>> start

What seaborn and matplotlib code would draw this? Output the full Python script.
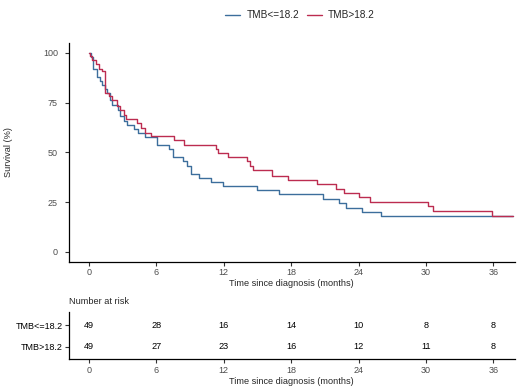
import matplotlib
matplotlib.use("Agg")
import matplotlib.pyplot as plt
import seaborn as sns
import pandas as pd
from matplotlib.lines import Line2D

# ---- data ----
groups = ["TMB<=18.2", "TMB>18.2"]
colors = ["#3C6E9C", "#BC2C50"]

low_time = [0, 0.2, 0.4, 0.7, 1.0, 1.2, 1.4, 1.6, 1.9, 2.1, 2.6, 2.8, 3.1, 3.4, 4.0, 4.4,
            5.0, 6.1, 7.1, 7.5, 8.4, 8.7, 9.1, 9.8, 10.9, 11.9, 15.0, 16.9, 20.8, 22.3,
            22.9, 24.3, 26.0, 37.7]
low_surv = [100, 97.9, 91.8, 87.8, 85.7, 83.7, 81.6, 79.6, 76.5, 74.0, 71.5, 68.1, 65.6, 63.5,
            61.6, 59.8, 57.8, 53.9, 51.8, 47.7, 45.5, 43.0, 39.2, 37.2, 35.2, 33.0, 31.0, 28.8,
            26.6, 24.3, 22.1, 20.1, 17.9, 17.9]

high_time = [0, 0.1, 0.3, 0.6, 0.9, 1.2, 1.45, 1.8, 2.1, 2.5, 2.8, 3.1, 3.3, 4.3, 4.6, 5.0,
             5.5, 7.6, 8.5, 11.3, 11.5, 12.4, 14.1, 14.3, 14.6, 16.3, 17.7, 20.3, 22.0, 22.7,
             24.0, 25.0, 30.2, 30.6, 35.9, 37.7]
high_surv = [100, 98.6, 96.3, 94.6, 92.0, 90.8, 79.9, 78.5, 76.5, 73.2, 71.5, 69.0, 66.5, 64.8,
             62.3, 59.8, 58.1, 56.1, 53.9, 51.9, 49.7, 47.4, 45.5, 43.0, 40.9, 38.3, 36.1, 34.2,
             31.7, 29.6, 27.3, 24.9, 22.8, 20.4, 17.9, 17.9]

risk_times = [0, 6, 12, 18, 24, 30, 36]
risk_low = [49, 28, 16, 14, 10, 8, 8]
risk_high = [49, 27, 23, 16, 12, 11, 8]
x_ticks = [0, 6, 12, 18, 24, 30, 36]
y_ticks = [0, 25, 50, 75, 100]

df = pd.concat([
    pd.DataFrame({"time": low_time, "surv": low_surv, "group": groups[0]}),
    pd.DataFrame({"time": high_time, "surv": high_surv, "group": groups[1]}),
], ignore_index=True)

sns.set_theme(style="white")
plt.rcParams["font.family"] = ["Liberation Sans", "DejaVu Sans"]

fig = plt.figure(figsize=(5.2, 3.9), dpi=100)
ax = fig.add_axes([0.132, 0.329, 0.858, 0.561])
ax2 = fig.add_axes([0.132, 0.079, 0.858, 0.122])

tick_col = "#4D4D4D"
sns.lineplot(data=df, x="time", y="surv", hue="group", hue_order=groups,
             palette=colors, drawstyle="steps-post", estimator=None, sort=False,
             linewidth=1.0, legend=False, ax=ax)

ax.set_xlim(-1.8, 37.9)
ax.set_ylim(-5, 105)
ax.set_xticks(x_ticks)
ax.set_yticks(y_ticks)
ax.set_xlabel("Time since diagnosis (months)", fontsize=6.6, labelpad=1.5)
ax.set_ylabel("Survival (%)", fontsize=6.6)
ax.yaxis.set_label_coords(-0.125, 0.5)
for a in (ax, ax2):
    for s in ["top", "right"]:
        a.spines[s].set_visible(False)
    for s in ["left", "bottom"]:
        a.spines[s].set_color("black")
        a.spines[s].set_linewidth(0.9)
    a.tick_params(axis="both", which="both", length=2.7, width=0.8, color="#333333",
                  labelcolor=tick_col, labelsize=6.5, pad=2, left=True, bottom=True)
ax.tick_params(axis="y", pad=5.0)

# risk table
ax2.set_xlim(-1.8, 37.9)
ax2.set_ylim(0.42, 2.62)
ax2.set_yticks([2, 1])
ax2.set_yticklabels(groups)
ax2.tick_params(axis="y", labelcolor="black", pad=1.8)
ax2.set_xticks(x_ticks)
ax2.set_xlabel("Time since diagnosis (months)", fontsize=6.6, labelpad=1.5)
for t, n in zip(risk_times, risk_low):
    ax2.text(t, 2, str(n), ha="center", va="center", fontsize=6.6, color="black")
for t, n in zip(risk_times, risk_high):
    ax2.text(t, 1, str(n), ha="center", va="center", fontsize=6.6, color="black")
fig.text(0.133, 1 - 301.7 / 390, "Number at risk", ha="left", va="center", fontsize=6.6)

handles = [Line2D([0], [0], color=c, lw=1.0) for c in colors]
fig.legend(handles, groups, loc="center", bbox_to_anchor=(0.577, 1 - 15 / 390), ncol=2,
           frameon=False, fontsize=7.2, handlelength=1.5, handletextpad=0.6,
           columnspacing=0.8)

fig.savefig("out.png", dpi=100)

>> end

Request ▸
Your task is to reproduce exactly the lines from the start of the data above through the line containing "from matplotlib.lines import Line2D", leaving every picture out.

Solution below ▸
What seaborn and matplotlib code would draw this? Output the full Python script.
import matplotlib
matplotlib.use("Agg")
import matplotlib.pyplot as plt
import seaborn as sns
import pandas as pd
from matplotlib.lines import Line2D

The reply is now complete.